### Short task
Tally all lines containing the word "with". Give the number alone.

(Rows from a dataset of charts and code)
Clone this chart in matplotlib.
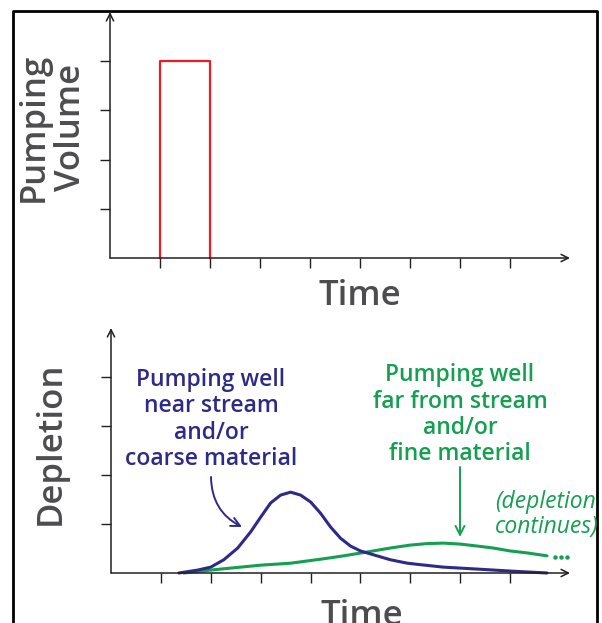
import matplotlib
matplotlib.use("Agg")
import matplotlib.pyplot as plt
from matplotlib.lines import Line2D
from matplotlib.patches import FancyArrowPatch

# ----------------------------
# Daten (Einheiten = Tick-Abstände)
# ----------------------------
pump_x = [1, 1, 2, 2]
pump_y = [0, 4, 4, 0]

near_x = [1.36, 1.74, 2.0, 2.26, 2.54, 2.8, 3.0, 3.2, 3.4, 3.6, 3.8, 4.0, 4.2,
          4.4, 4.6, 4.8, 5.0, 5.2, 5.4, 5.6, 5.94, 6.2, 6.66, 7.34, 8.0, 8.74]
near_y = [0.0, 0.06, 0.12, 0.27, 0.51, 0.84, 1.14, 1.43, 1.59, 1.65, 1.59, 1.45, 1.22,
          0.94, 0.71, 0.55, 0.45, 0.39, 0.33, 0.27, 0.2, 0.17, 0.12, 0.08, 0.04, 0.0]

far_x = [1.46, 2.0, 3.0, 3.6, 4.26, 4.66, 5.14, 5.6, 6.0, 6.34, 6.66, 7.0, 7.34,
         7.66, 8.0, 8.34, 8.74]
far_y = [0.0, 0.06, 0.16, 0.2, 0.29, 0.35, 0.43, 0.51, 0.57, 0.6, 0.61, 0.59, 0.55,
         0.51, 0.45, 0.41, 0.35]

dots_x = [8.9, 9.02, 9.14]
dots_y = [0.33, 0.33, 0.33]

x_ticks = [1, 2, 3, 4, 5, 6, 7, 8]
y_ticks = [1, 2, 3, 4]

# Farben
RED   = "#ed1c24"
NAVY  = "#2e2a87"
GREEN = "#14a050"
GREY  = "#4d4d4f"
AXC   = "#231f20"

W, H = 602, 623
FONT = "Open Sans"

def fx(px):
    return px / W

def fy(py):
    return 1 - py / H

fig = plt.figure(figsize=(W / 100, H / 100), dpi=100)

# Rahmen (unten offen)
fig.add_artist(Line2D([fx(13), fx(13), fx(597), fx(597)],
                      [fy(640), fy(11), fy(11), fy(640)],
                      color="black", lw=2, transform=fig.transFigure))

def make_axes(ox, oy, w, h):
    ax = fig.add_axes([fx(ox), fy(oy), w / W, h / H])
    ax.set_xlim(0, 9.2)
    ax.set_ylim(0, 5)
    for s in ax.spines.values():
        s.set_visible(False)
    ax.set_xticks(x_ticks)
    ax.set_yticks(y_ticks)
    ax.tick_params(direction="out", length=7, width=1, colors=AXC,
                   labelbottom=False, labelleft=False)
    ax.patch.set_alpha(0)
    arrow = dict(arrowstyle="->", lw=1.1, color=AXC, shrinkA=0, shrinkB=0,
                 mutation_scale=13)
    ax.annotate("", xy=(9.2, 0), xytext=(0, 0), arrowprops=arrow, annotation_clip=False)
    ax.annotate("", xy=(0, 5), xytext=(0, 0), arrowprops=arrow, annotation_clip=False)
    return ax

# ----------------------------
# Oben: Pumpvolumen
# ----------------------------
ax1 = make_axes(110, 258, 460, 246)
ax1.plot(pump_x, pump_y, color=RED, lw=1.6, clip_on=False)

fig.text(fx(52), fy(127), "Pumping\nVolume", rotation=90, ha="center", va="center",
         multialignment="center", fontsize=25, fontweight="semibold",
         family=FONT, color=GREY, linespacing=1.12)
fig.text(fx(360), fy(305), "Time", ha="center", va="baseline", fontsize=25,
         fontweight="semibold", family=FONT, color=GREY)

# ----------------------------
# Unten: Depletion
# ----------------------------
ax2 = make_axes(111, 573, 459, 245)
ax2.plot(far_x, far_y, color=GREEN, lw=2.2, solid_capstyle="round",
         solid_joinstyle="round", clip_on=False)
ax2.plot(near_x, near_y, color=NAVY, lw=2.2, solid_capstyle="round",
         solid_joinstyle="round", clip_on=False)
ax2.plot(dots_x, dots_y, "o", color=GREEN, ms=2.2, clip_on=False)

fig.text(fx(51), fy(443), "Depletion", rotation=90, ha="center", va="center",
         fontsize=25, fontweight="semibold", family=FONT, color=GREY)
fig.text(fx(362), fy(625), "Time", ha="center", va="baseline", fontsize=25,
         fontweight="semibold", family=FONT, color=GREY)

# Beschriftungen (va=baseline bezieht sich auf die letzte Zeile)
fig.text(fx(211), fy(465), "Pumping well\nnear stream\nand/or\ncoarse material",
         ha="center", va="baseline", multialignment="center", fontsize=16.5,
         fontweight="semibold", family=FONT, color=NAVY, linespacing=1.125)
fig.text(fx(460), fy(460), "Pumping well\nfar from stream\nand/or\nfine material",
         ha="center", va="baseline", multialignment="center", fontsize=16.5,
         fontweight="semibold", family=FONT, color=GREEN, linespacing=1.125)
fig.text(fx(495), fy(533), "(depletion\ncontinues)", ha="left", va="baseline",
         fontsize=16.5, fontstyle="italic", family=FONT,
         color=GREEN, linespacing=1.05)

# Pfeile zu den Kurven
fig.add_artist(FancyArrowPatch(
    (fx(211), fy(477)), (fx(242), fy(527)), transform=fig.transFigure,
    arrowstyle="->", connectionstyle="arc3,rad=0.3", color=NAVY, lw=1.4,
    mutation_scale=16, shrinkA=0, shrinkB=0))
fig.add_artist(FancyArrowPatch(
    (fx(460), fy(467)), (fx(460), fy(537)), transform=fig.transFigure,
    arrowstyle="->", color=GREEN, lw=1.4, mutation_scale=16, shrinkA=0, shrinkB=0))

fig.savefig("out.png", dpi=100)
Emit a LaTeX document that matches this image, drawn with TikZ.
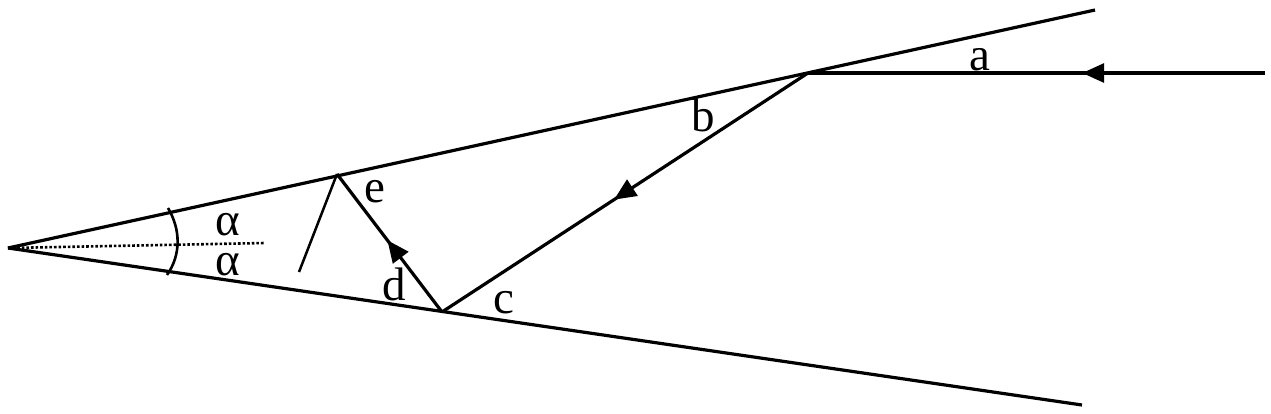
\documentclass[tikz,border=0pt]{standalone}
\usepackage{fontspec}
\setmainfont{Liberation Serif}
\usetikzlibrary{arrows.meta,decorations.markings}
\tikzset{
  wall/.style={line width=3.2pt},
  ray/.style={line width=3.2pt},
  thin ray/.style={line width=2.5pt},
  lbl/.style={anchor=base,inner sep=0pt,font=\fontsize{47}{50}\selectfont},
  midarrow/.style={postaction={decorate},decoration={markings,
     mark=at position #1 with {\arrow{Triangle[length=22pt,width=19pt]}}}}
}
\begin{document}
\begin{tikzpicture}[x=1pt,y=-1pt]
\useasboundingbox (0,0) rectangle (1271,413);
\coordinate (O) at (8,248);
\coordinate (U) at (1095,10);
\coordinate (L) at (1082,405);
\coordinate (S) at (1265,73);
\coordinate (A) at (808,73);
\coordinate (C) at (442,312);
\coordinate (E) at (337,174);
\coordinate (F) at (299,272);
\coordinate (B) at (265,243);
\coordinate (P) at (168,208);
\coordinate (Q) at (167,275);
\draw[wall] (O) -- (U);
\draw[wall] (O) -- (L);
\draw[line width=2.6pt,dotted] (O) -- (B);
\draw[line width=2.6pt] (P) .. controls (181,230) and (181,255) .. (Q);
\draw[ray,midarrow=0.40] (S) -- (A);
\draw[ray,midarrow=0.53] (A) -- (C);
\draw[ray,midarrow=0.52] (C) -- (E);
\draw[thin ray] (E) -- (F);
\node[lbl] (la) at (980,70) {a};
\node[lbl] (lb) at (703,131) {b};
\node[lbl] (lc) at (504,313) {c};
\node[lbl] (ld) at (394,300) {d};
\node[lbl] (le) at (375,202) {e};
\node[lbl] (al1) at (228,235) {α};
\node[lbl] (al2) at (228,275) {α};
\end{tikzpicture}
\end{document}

### Answer in full
2